Tuesday, May 15, 2007

Commands & Colors

Back around Christmas time, my brother, Mark, got me the board game Memoir '44 as a present. The game lets you replay a number of battles from the European theater of WWII, and I found that the level of detail, while not something that will appeal to a die-hard, made for a fun, quick game. I also like how you give orders based on order cards, which are randomly drawn. First of all, the cards add a bit of a random element, as you can only give orders each turn to a limited number of your units on the board. Second, and more importantly to me, the use of cards makes it easy to play the game solitaire, as I can randomize orders for the other side. Yes, sometimes the other side ends up making sub-optimal decisions that way, but this is made up for by the fact that I roll atrocious attack dice for my own side, (usually the Americans and British) while rolling really well for the other side.

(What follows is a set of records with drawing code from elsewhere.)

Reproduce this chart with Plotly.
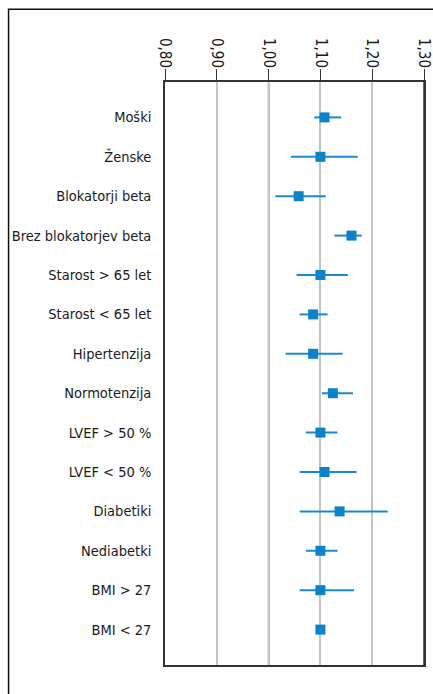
import plotly.graph_objects as go

categories = ["Moški", "Ženske", "Blokatorji beta", "Brez blokatorjev beta",
              "Starost > 65 let", "Starost < 65 let", "Hipertenzija", "Normotenzija",
              "LVEF > 50 %", "LVEF < 50 %", "Diabetiki", "Nediabetki",
              "BMI > 27", "BMI < 27"]
estimate = [1.108, 1.100, 1.058, 1.160, 1.100, 1.086, 1.086, 1.124,
            1.100, 1.108, 1.137, 1.100, 1.100, 1.100]
ci_low = [1.088, 1.043, 1.013, 1.127, 1.054, 1.060, 1.033, 1.103,
          1.072, 1.060, 1.060, 1.072, 1.060, 1.096]
ci_high = [1.140, 1.172, 1.110, 1.180, 1.153, 1.114, 1.143, 1.163,
           1.133, 1.170, 1.230, 1.133, 1.165, 1.104]
tick_vals = [0.80, 0.90, 1.00, 1.10, 1.20, 1.30]
tick_text = ["0,80", "0,90", "1,00", "1,10", "1,20", "1,30"]

FONT = "DejaVu Sans Condensed, Liberation Sans Narrow, sans-serif"
BLUE = "#0a82cc"

fig = go.Figure()
fig.add_trace(go.Scatter(
    x=estimate, y=categories, mode="markers",
    marker=dict(symbol="square", size=10, color=BLUE),
    error_x=dict(type="data", symmetric=False,
                 array=[h - e for h, e in zip(ci_high, estimate)],
                 arrayminus=[e - l for e, l in zip(estimate, ci_low)],
                 width=0, thickness=2, color="#1a8ad0"),
    showlegend=False, cliponaxis=False,
))

fig.add_shape(type="line", xref="x", yref="paper", x0=1.0, x1=1.0, y0=0, y1=1,
              line=dict(color="#444", width=1.5), layer="below")
fig.add_shape(type="line", xref="x", yref="paper", x0=1.3, x1=1.3, y0=0, y1=1,
              line=dict(color="#333", width=1.5))
fig.add_shape(type="rect", xref="paper", yref="paper",
              x0=-0.604, x1=1.2, y0=-0.2, y1=1.125,
              line=dict(color="#111", width=1.5), fillcolor="rgba(0,0,0,0)")

fig.update_layout(
    width=433, height=694,
    margin=dict(l=165, r=9, t=82, b=29, autoexpand=False),
    paper_bgcolor="white", plot_bgcolor="white",
    font=dict(family=FONT, size=14.5, color="#1a1a1a"),
    xaxis=dict(side="top", range=[0.80, 1.30], tickvals=tick_vals, ticktext=tick_text,
               tickangle=90, ticks="outside", ticklen=11, tickcolor="#333", tickwidth=1,
               showgrid=True, gridcolor="#c4c4c4", gridwidth=1.5,
               showline=True, linecolor="#333", linewidth=1.5, mirror=True,
               zeroline=False, automargin=False, ticklabelstandoff=-4,
               ticklabeloverflow="allow",
               tickfont=dict(size=15, family=FONT, color="#1a1a1a")),
    yaxis=dict(categoryorder="array", categoryarray=categories, autorange="reversed",
               range=[13.5, -0.5], showgrid=False, showline=True, linecolor="#333",
               linewidth=1.5, mirror=True, ticks="", ticklabelstandoff=9,
               automargin=False,
               tickfont=dict(size=14.5, family=FONT, color="#1a1a1a")),
)

fig.write_html(
    "out.html",
    config={"displayModeBar": False},
    post_script="document.body.style.margin='0';document.body.style.overflow='hidden';",
)
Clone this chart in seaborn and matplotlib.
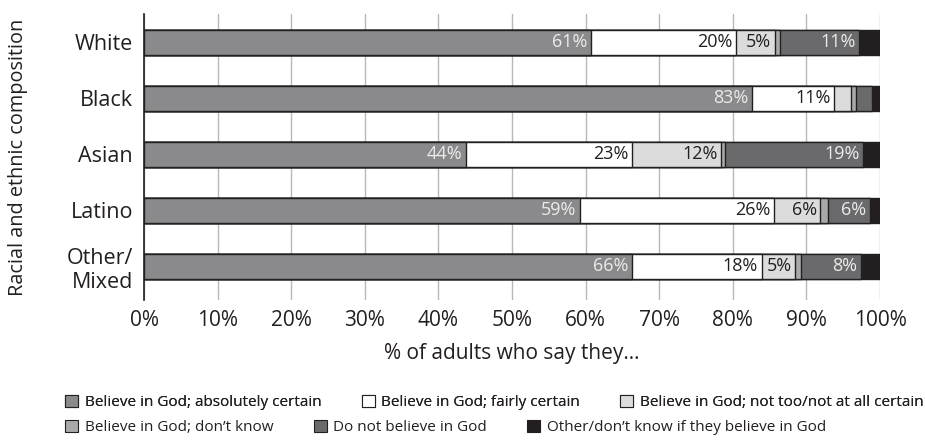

This same rules series has also been used in a number of other games, including Avalon Hill's Battle Cry and Days of Wonder's Battle Lore. All of these games have been designed by Richard Borg, and they all use what is called the Commands & Colors system. After I realized this, I noted that I had a game in my basement that I had gotten over a year ago, called Commands & Colors: Ancients. I broke it out, and sure enough, it was also a Richard Borg game. Thus, it took me maybe 5 minutes to get used to the rules, and I now have a nice, Ancients wargame (Alexander the Great vs. the Assyrians, Rome Vs. Carthage, etc.) that plays quickly and didn't drive me crazy with the complexity of how a peltast is different from auxiliary javelin unit. And since it uses the same card-driven system, it is easy to play solitaire, just as with Memoir.

So, yeah, not playing any video games these days. Too many board games to play! Now I just need to save lots of money so I can buy all of the Battle Lore stuff.